6
votes

I have a table with 340GB of data, but we use only last one week of data. So to minimize the cost planning to move this data to partition table or shard tables.

I have done some experiment with shard tables and partition. I have created partition table and loaded two days worth of data(two partitions) and created two shard tables(Individual tables). I tried to pull last two days worth of data.

Full table - 27sec Partition Table - 33 sec shard tables - 91 sec

Please let me know which way is best. Based on the experiment result is giving quick when I run against full table but full table will scan.

Thanks,

2
Can you please provide the two queries you are using for comparison? It would be also useful to know the two job ids. (I don't need the project id). - Pavan Edara

2 Answers

5
votes

From GCP official documentation on Partitioning versus Sharding you should use Partitioned tables.

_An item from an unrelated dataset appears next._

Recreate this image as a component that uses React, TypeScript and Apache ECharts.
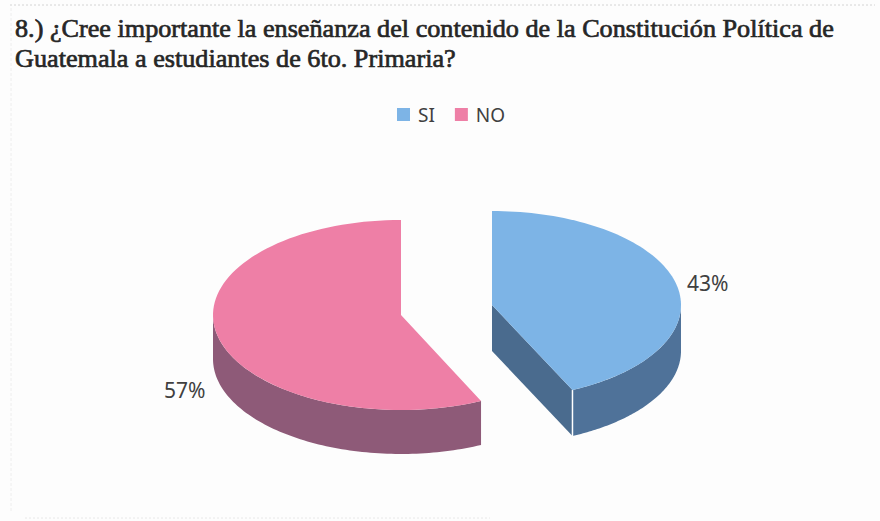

Partitioned tables perform better than tables sharded by date. When you create date-named tables, BigQuery must maintain a copy of the schema and metadata for each date-named table. Also, when date-named tables are used, BigQuery might be required to verify permissions for each queried table. This practice also adds to query overhead and impacts query performance. The recommended best practice is to use partitioned tables instead of date-sharded tables.

0
votes

The difference in performance seems to be due to some background optimizations that have run on the non-partitioned table, but are yet to run on the partitioned table (since the data is newer).